1.Le tableau n’est pas daté.  Cependant, le 18 février 1916, Anne-Marie Préfontaine envoie une lettre à Ozias Leduc accompagnée d’un chèque et de remerciements, d’où la datation que nous proposons.  Archives nationales du Québec à Montréal, Fonds Ozias Leduc (MSS327/6/1; 2006-10-001 \2455).

 

2.L’inscription Nestor Préfontaine nous semble récente et, dans l’état actuel des recherches, nous ne pouvons pas l’expliquer.  Cependant, nous sommes certain de l’identité du modèle du portrait grâce à une inscription de Leduc au verso de la photo qu’il avait réalisée de son tableau : M.Pierre Préfontaine chez ses filles Eva et Marie-Anne Montréal. Archives nationales du Québec à Montréal, Fonds Ozias Leduc (MSS327/12/3.56; 2006-10-001 \2461).  Leduc utilise le prénom Marie-Anne; la fille de Préfontaine avait été baptisée Marie, Anne, Virginie, Léa; cependant, elle signait sa correspondance Anne-Marie.

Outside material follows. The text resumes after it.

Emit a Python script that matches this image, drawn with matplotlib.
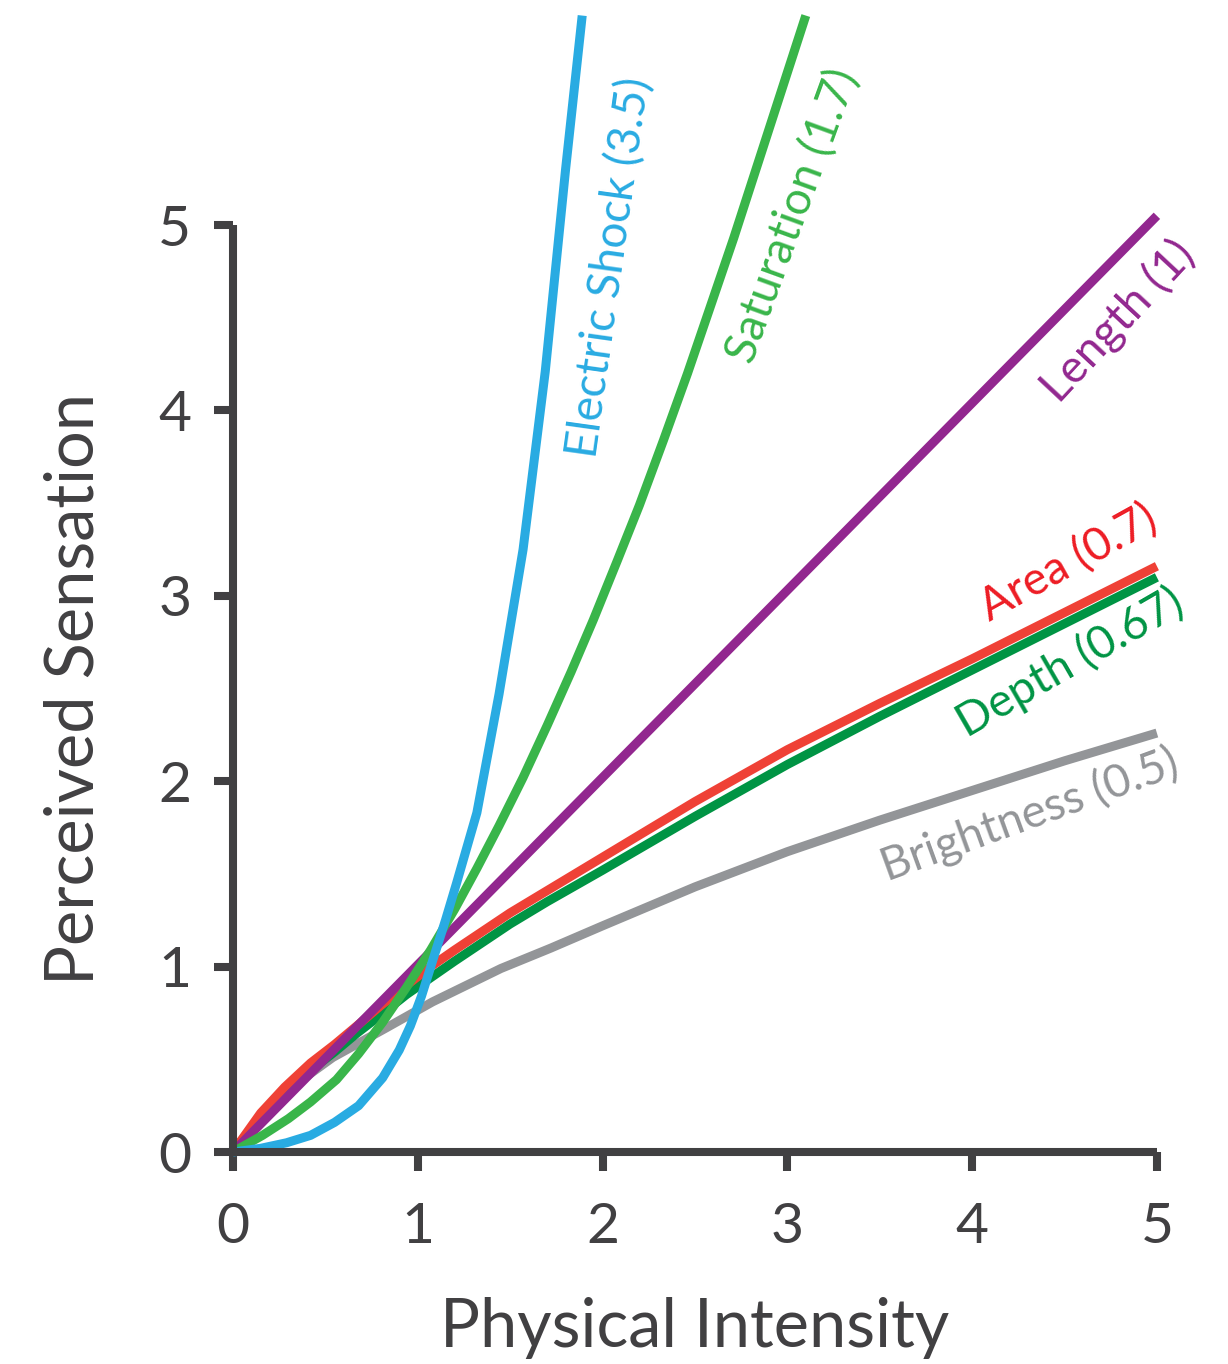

Voir note précédente.

 

3.Leduc a certainement vu ce portrait lors de son séjour à Paris, du 25 mai au 25 décembre 1897.  Le Portrait du duc d’Aumale, de dimensions imposantes, était exposé au Salon des artistes français qui s’est tenu au Palais des Champs-Élysées du 20 avril au 11 juin.  De plus, il a sans doute rapporté dans ses bagages un catalogue de l’exposition ou un exemplaire de la revue Gazette des Beaux-Arts (no de mai : compte-rendu du Salon) dans lesquels était publiée une gravure de Charles-Albert Waltner (1846-1925) reproduisant ce portrait.  

 

4.LAHAISE, Thomas, « Le transport des pommes sur le Richelieu », Les Cahiers d’histoire de la Société d’histoire de Beloeil-Mont-Saint-Hilaire, (Beloeil), cahier no 4, février 1981, p. 27.